MCKIBBEN: Well, he’s a classic example of people who are trying to figure out how to make it farming. It’s almost impossible to make it farming growing commodity food. You’ve got to look for other things. What’s he’s hit on in recent times is wine grapes, hard to grow in Vermont, but he went on a web site called LittleFatWino.com….
CURWOOD: (laughter) Okay.
MCKIBBEN: …and found somebody who had these sort of northern varietals and he’s making a go of it and he’s not a romantic about it. You know, I remember talking with him one day and he was saying ‘look, you know, how am I going to control the weeds under these vines?’ Well, I just talked with one guy who’s trying to do it organically, the weeds got a little out of control and now he’s taking out pigweed with a chainsaw.
CURWOOD: Oh, my.
MCKIBBEN: So what I do is once a year with a backpack sprayer, I put a little bit of Roundup up and down the rows.
CURWOOD: Montesanto’s?
MCKIBBEN: Montesanto’s a big evil company as he put it, but one of the things that’s emerging here is a whole cadre of growers who call themselves ecological or sustainable farmers who don’t promise never ever to use pesticides, but say that ‘we’re your neighbors. We will use these things incredibly sparingly if we have to and that allows them to grow food on a scale and for a price that can begin to offer them some hope of survival.’
CURWOOD: Now, toward the end of your journey you meet with Don Armstrong who’s lived in the Adirondacks all of his life. How different was his lifestyle as compared with those on the Vermont side of the trail?

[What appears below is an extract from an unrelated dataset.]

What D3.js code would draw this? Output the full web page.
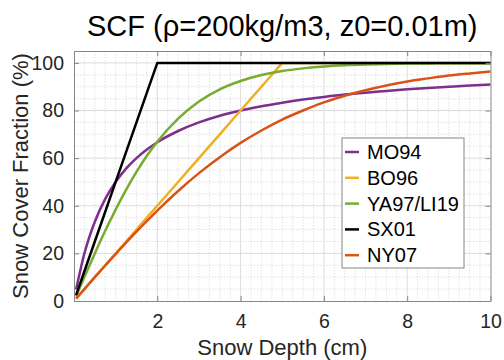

MCKIBBEN: Well, Don is an old friend of mine in the town where I’ve lived most of my adult life in the Adirondacks. And he’d grown up working in the woods in some of the old lumber camps and then working in the mines, which were the two great economic engines of the Adirondacks before tourism. And so his life was very different from the pastoral life of Vermont, so his set of skills and things was more western, but his sense of community was very, very strong in a New England way.
I remember once we were changing the storm windows on the church in town and though he was advanced in years, took me up through this sort of set of jerry-rigged ladders and things to see the steeple of the church. And he showed me the place where he had carved his name 60 years before along with the initials of his then girlfriend, now wife Velda and it really gave me the powerful sense of what it meant to be rooted in a particular place. I read a poll the other day that showed that three quarters of Americans didn’t know their next-door neighbor. Well, there’s not anyone who lives in Indian Lake or Chomsburg or Tupper Lake or those places who don’t know their next-door neighbors because you wouldn’t get through the winter if you didn’t. There’s still some real dependency on each other and that’s an awfully good thing I think.
CURWOOD: Bill McKibben is author of “Wandering Home–A Long Walk Across America’s Most Hopeful Landscape.” Bill, thanks.
MCKIBBEN: Thank you Steve. What a pleasure.
[SOUND OF WATER FLOWING]
CURWOOD: We leave you this week in Bill McKibben’s backyard. Andrea Lockwood recorded the cascading waters found at the Gorge at Blue Ledge, high in the Adirondack Mountains as part of her work called: A Sound Map of the Hudson River.